# WRITTEN EXERCISE:
Please write the listing below out again exactly, leaving every picture behind.

## start

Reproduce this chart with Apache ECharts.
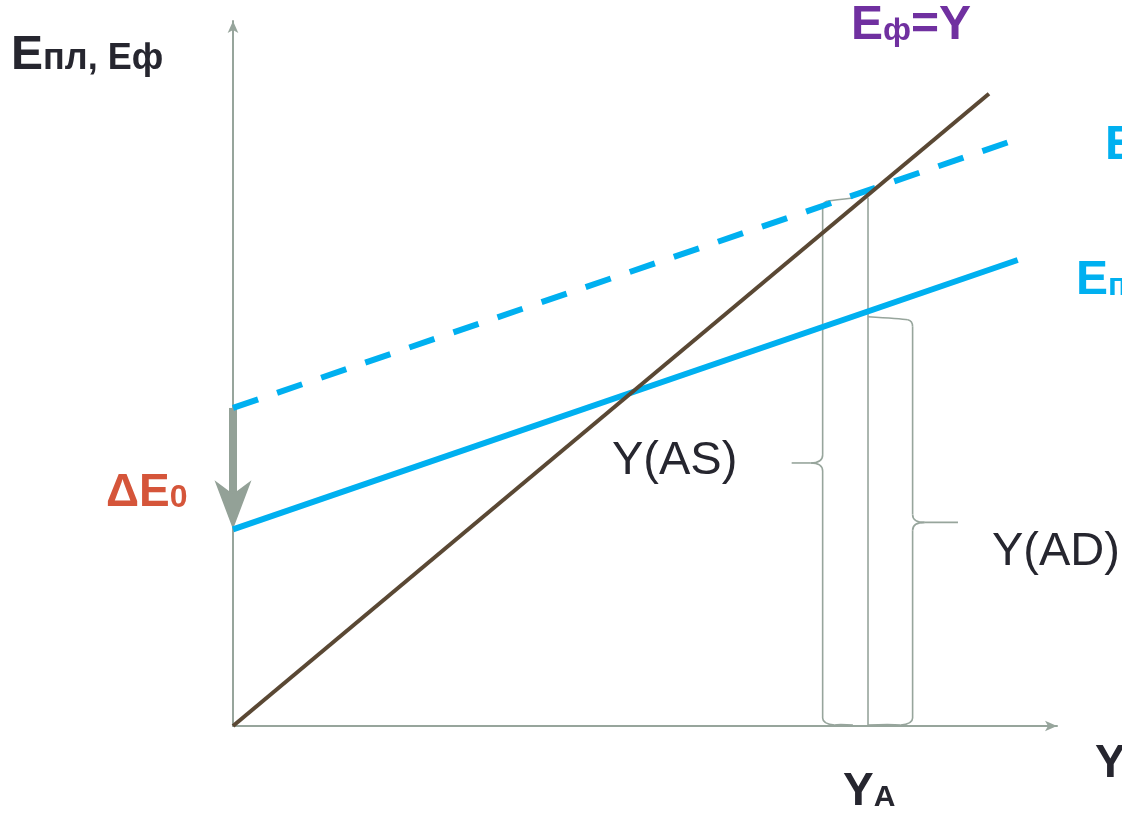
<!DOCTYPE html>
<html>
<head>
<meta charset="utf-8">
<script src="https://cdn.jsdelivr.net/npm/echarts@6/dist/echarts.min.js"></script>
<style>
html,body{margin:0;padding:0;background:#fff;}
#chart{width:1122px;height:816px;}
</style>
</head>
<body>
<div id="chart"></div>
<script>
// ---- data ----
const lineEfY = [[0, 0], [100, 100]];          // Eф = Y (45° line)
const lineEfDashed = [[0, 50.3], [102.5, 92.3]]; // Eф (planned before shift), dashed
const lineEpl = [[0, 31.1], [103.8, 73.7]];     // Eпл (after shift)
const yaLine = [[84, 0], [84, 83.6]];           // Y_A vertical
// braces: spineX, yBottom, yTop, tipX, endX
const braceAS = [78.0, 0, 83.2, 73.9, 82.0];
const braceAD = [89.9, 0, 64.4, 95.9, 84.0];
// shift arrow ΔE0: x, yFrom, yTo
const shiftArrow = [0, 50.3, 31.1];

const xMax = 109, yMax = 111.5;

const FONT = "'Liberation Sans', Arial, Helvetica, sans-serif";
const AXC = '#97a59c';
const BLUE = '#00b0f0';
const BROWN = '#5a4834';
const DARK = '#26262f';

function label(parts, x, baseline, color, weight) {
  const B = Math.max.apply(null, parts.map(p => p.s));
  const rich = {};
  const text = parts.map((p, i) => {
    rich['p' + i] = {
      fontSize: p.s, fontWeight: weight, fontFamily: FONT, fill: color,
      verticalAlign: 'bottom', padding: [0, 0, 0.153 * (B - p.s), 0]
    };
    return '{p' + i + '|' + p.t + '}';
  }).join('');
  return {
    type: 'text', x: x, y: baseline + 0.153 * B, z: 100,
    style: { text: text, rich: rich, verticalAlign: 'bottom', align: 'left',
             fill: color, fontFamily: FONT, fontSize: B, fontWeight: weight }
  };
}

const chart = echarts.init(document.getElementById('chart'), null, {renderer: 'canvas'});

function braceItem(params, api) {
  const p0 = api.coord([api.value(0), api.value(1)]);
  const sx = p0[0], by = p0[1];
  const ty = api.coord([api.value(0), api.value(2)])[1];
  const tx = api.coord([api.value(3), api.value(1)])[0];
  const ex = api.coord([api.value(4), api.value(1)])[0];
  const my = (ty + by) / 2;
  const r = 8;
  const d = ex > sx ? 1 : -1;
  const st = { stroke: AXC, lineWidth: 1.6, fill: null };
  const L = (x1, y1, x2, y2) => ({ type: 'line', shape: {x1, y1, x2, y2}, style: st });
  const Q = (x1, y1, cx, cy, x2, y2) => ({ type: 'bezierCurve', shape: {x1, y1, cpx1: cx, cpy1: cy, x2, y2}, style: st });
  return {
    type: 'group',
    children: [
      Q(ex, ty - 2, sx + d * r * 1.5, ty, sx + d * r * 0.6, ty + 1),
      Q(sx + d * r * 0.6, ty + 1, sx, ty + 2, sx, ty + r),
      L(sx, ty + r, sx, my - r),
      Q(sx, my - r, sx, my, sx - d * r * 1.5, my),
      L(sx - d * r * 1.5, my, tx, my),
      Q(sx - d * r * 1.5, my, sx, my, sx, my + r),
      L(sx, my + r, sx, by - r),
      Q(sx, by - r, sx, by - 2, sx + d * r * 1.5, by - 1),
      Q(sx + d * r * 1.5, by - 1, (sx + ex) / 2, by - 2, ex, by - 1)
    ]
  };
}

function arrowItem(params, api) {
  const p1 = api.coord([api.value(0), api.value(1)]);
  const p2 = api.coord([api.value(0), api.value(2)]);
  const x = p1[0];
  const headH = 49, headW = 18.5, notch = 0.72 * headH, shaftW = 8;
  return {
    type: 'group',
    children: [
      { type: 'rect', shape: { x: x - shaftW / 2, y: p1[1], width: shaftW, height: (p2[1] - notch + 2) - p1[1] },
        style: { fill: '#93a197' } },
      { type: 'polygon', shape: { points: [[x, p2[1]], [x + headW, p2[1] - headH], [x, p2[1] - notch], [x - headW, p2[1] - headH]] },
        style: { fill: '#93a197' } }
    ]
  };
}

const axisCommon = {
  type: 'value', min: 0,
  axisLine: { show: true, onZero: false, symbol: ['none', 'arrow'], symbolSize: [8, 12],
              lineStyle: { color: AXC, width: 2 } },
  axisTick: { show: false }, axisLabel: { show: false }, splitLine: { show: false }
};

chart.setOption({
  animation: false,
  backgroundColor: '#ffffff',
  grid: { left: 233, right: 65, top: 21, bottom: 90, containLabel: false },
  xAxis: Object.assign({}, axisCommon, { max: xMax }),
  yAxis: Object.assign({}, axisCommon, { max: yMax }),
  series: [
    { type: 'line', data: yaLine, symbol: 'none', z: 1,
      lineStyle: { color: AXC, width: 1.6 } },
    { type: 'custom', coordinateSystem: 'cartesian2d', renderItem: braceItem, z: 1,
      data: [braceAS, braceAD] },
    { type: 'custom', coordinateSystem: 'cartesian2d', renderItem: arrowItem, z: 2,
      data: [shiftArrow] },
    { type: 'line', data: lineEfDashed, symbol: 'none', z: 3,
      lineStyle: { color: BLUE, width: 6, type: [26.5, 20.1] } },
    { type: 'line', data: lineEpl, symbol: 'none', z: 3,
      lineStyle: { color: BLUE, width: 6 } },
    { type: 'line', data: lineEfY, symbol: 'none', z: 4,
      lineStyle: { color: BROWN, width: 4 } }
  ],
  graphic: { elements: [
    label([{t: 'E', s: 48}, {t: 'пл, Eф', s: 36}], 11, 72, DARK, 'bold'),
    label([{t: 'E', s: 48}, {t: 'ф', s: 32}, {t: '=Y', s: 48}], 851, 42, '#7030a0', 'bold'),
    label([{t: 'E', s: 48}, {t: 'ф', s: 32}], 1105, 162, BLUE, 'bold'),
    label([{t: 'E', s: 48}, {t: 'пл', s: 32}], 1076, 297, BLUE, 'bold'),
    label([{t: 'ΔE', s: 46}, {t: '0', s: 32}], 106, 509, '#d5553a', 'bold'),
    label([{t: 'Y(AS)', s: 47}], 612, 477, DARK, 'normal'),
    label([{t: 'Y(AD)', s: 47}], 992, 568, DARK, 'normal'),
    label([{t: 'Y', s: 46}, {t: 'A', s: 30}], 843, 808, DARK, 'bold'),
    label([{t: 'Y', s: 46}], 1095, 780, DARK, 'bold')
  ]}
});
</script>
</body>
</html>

## end

# OUTPUT BELOW:
Reproduce this chart with Apache ECharts.
<!DOCTYPE html>
<html>
<head>
<meta charset="utf-8">
<script src="https://cdn.jsdelivr.net/npm/echarts@6/dist/echarts.min.js"></script>
<style>
html,body{margin:0;padding:0;background:#fff;}
#chart{width:1122px;height:816px;}
</style>
</head>
<body>
<div id="chart"></div>
<script>
// ---- data ----
const lineEfY = [[0, 0], [100, 100]];          // Eф = Y (45° line)
const lineEfDashed = [[0, 50.3], [102.5, 92.3]]; // Eф (planned before shift), dashed
const lineEpl = [[0, 31.1], [103.8, 73.7]];     // Eпл (after shift)
const yaLine = [[84, 0], [84, 83.6]];           // Y_A vertical
// braces: spineX, yBottom, yTop, tipX, endX
const braceAS = [78.0, 0, 83.2, 73.9, 82.0];
const braceAD = [89.9, 0, 64.4, 95.9, 84.0];
// shift arrow ΔE0: x, yFrom, yTo
const shiftArrow = [0, 50.3, 31.1];

const xMax = 109, yMax = 111.5;

const FONT = "'Liberation Sans', Arial, Helvetica, sans-serif";
const AXC = '#97a59c';
const BLUE = '#00b0f0';
const BROWN = '#5a4834';
const DARK = '#26262f';

function label(parts, x, baseline, color, weight) {
  const B = Math.max.apply(null, parts.map(p => p.s));
  const rich = {};
  const text = parts.map((p, i) => {
    rich['p' + i] = {
      fontSize: p.s, fontWeight: weight, fontFamily: FONT, fill: color,
      verticalAlign: 'bottom', padding: [0, 0, 0.153 * (B - p.s), 0]
    };
    return '{p' + i + '|' + p.t + '}';
  }).join('');
  return {
    type: 'text', x: x, y: baseline + 0.153 * B, z: 100,
    style: { text: text, rich: rich, verticalAlign: 'bottom', align: 'left',
             fill: color, fontFamily: FONT, fontSize: B, fontWeight: weight }
  };
}

const chart = echarts.init(document.getElementById('chart'), null, {renderer: 'canvas'});

function braceItem(params, api) {
  const p0 = api.coord([api.value(0), api.value(1)]);
  const sx = p0[0], by = p0[1];
  const ty = api.coord([api.value(0), api.value(2)])[1];
  const tx = api.coord([api.value(3), api.value(1)])[0];
  const ex = api.coord([api.value(4), api.value(1)])[0];
  const my = (ty + by) / 2;
  const r = 8;
  const d = ex > sx ? 1 : -1;
  const st = { stroke: AXC, lineWidth: 1.6, fill: null };
  const L = (x1, y1, x2, y2) => ({ type: 'line', shape: {x1, y1, x2, y2}, style: st });
  const Q = (x1, y1, cx, cy, x2, y2) => ({ type: 'bezierCurve', shape: {x1, y1, cpx1: cx, cpy1: cy, x2, y2}, style: st });
  return {
    type: 'group',
    children: [
      Q(ex, ty - 2, sx + d * r * 1.5, ty, sx + d * r * 0.6, ty + 1),
      Q(sx + d * r * 0.6, ty + 1, sx, ty + 2, sx, ty + r),
      L(sx, ty + r, sx, my - r),
      Q(sx, my - r, sx, my, sx - d * r * 1.5, my),
      L(sx - d * r * 1.5, my, tx, my),
      Q(sx - d * r * 1.5, my, sx, my, sx, my + r),
      L(sx, my + r, sx, by - r),
      Q(sx, by - r, sx, by - 2, sx + d * r * 1.5, by - 1),
      Q(sx + d * r * 1.5, by - 1, (sx + ex) / 2, by - 2, ex, by - 1)
    ]
  };
}

function arrowItem(params, api) {
  const p1 = api.coord([api.value(0), api.value(1)]);
  const p2 = api.coord([api.value(0), api.value(2)]);
  const x = p1[0];
  const headH = 49, headW = 18.5, notch = 0.72 * headH, shaftW = 8;
  return {
    type: 'group',
    children: [
      { type: 'rect', shape: { x: x - shaftW / 2, y: p1[1], width: shaftW, height: (p2[1] - notch + 2) - p1[1] },
        style: { fill: '#93a197' } },
      { type: 'polygon', shape: { points: [[x, p2[1]], [x + headW, p2[1] - headH], [x, p2[1] - notch], [x - headW, p2[1] - headH]] },
        style: { fill: '#93a197' } }
    ]
  };
}

const axisCommon = {
  type: 'value', min: 0,
  axisLine: { show: true, onZero: false, symbol: ['none', 'arrow'], symbolSize: [8, 12],
              lineStyle: { color: AXC, width: 2 } },
  axisTick: { show: false }, axisLabel: { show: false }, splitLine: { show: false }
};

chart.setOption({
  animation: false,
  backgroundColor: '#ffffff',
  grid: { left: 233, right: 65, top: 21, bottom: 90, containLabel: false },
  xAxis: Object.assign({}, axisCommon, { max: xMax }),
  yAxis: Object.assign({}, axisCommon, { max: yMax }),
  series: [
    { type: 'line', data: yaLine, symbol: 'none', z: 1,
      lineStyle: { color: AXC, width: 1.6 } },
    { type: 'custom', coordinateSystem: 'cartesian2d', renderItem: braceItem, z: 1,
      data: [braceAS, braceAD] },
    { type: 'custom', coordinateSystem: 'cartesian2d', renderItem: arrowItem, z: 2,
      data: [shiftArrow] },
    { type: 'line', data: lineEfDashed, symbol: 'none', z: 3,
      lineStyle: { color: BLUE, width: 6, type: [26.5, 20.1] } },
    { type: 'line', data: lineEpl, symbol: 'none', z: 3,
      lineStyle: { color: BLUE, width: 6 } },
    { type: 'line', data: lineEfY, symbol: 'none', z: 4,
      lineStyle: { color: BROWN, width: 4 } }
  ],
  graphic: { elements: [
    label([{t: 'E', s: 48}, {t: 'пл, Eф', s: 36}], 11, 72, DARK, 'bold'),
    label([{t: 'E', s: 48}, {t: 'ф', s: 32}, {t: '=Y', s: 48}], 851, 42, '#7030a0', 'bold'),
    label([{t: 'E', s: 48}, {t: 'ф', s: 32}], 1105, 162, BLUE, 'bold'),
    label([{t: 'E', s: 48}, {t: 'пл', s: 32}], 1076, 297, BLUE, 'bold'),
    label([{t: 'ΔE', s: 46}, {t: '0', s: 32}], 106, 509, '#d5553a', 'bold'),
    label([{t: 'Y(AS)', s: 47}], 612, 477, DARK, 'normal'),
    label([{t: 'Y(AD)', s: 47}], 992, 568, DARK, 'normal'),
    label([{t: 'Y', s: 46}, {t: 'A', s: 30}], 843, 808, DARK, 'bold'),
    label([{t: 'Y', s: 46}], 1095, 780, DARK, 'bold')
  ]}
});
</script>
</body>
</html>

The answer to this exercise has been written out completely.